I forgot rule one of doing procgen screenshots...
... make everything rainbow coloured as soon as you can.
#procgen #citygeneration #proceduralooh this is very intriguing!
Thanks. Its a system I've been tinkering with for a while. Next step will be to add roads of varying thicknesses and growing the city over time.
i'd be curious to know how your waterways work! i like that they're multiscale. are they on their own grid, separate from the visible one? (if you don't feel like going into details, no obligation at all.)
They are indeed separate to the grid of the city block. A lot of this requires me using ClipperLib to build paths to cut out of a landmass, so all the rivers are really negative space in said landmass right now (is fine... Not dealing with real hills or height levels here. I'll fake that later)

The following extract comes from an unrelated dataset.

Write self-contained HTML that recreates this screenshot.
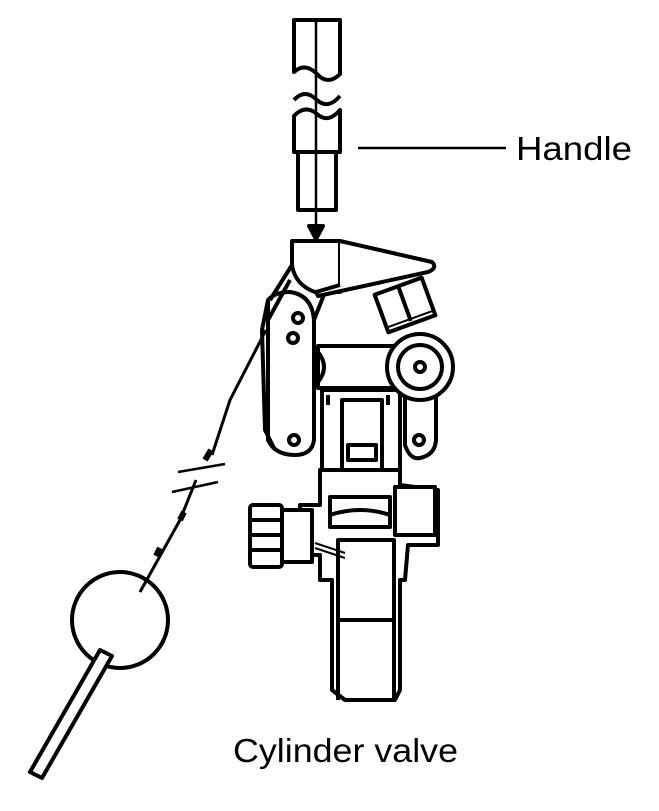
<!DOCTYPE html>
<html><head><style>
html,body{margin:0;padding:0;background:#fff;}
svg{display:block;}
text{font-family:"Liberation Sans",sans-serif;}
</style></head><body>
<svg width="659" height="811" viewBox="0 0 659 811" xmlns="http://www.w3.org/2000/svg">
<g fill="none" stroke="#000" stroke-width="4" stroke-linejoin="round">
<!-- handle -->
<path d="M294 20 V72 Q305 62 317 74 Q328 86 340 74 V20 Z" fill="#fff"/>
<path d="M294 116 Q305 104 317 114 Q328 124 340 110 V152 H294 Z" fill="#fff"/>
<path d="M294 100 Q305 88 317 100 Q328 110 340 96"/>
<rect x="298" y="152" width="38" height="58" fill="#fff"/>
<line x1="316" y1="18" x2="316" y2="228" stroke-width="2.5"/>
<path d="M309 226 L323 226 L316 239 Z" fill="#000"/>
<line x1="358" y1="148" x2="506" y2="148" stroke-width="2.5"/>
<!-- chain/cable -->
<path d="M266 330 L230 400 L212 455" stroke-width="3"/>
<path d="M196 480 L180 520 L140 592" stroke-width="3"/>
<path d="M178 472 L225 464 M172 492 L218 482" stroke-width="2.5"/>
<path d="M205 460 l6 -10 M180 520 l4 -8 M160 548 l-4 8" stroke-width="6"/>
<!-- ring + pin -->
<circle cx="120" cy="620" r="48"/>
<path d="M100 650 L30 772 L42 778 L112 656 Z" fill="#fff"/>
<!-- lower body -->
<path d="M320 470 L320 505 L300 505 L300 555 L320 555 L320 580 L332 580 L332 690 L345 700 L395 700 L400 690 L400 580 L405 580 L408 545 L438 545 L438 490 L400 485 L400 470 Z" fill="#fff"/>
<path d="M338 620 L338 700 M394 620 L394 700 M338 620 Q366 612 394 620"/>
<rect x="338" y="540" width="56" height="80" fill="#fff"/>
<rect x="250" y="505" width="32" height="62" rx="3" fill="#fff"/>
<line x1="252" y1="520" x2="282" y2="520"/><line x1="252" y1="535" x2="282" y2="535"/><line x1="252" y1="550" x2="282" y2="550"/>
<rect x="282" y="510" width="30" height="52" fill="#fff"/>
<path d="M315 543 L345 553 M315 548 L345 558" stroke-width="2"/>
<rect x="330" y="497" width="60" height="30" fill="#fff"/>
<path d="M330 515 Q360 505 390 515"/>
<rect x="395" y="487" width="40" height="48" fill="#fff"/>
<!-- mid body -->
<path d="M322 390 L322 470 L400 470 L400 390 Z" fill="#fff"/>
<rect x="342" y="400" width="40" height="70"/>
<rect x="348" y="445" width="28" height="15"/>
<path d="M328 395 v10 M388 395 v10"/>
<!-- left plate -->
<path d="M268 300 Q275 292 290 292 Q312 295 314 320 L314 440 Q312 455 295 455 Q275 455 268 440 Z" fill="#fff"/>
<path d="M268 300 L262 330 L265 430 L275 450"/>
<circle cx="298" cy="318" r="5"/><circle cx="293" cy="338" r="5"/><circle cx="294" cy="440" r="5"/>
<path d="M290 280 L268 320 M325 292 L314 320" />
<!-- right plate -->
<path d="M405 390 L405 445 Q410 460 420 458 Q435 455 436 440 L436 395"/>
<circle cx="419" cy="440" r="5"/>
<!-- horizontal cylinder -->
<rect x="318" y="346" width="84" height="42" fill="#fff"/>
<path d="M318 352 Q330 367 318 382"/>
<!-- wheel -->
<circle cx="420" cy="367" r="33" fill="#fff"/>
<circle cx="420" cy="367" r="22"/>
<circle cx="420" cy="367" r="5"/>
<!-- nut -->
<g transform="rotate(-20 405 305)">
<rect x="380" y="285" width="50" height="40" fill="#fff"/>
<line x1="405" y1="285" x2="405" y2="322"/>
<line x1="382" y1="320" x2="430" y2="320" stroke-width="2"/>
</g>
<!-- top block & lever -->
<path d="M292 241 L340 241 L340 292 L315 292 Q295 285 292 265 Z" fill="#fff"/>
<path d="M340 241 L432 262 Q438 268 428 272 L318 296 L316 292 L340 285" fill="#fff"/>
<path d="M292 265 L270 300"/>
</g>
<text x="516" y="160" font-size="33" textLength="116" lengthAdjust="spacingAndGlyphs">Handle</text>
<text x="233" y="762" font-size="33" textLength="225" lengthAdjust="spacingAndGlyphs">Cylinder valve</text>
</svg>
</body></html>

Rivers are given a start point and strength, and an end point and strength, and a chaos rating, and carve their way across the map, and the path is midpoint displaced (value based on their chaos)
This continues until each of their segments is (at the moment) about 10 meters long, and the nodes are assigned their current strength, lerping along the river from the start to the end. At the moment everything is just lines.
After all the rivers have their ideal paths drawn, they're all checked for intersections
Any river that intersects is checked from the closest nodes; the stronger river gets a new node at that intersection that has two parents and continues down the stronger path. The rest of the weaker one is culld
To make it more apparent a river merged, the stronger river also inherits the strength of the weaker river at that intersection and passes them all down the chain, so rivers get nice and bulky the more tributaries that flow into them
Then once all intersecting rivers are found, from each node put a point representing the bank at that point on each side, as far out as their strength. Then that forms the path of the river that gets carved out of the map.
I also have coastlines the rivers immediately stop at and the last few nodes multiply in strength to represent a river mouth reaching the sea. After some massaging to inflate the shapes a little, Clipper carves it all out of my landmasses, and the city blocks eventually get plotted atop those
(the coastlines are also neat... they're also a midpoint displacement, but along a really long wavelength sawtooth so that it looks like longshore drift. They cut out everything between them and the side of the map they're a coast for)
this is really interesting, thank you for sharing! i like that this is all made of geometry and interactions between geometry.
it's been great seeing this grow.
clipper sounds like it's for slicing / performing boolean operations on geometry? it looks neat to work with for procedural generation!
May 7, 2025 14:52this approach to rivers is really interesting to me because it starts with independent pieces of geometry and then 'finds' a riverlike structure in them. i like that a lot. it seems like it works really well!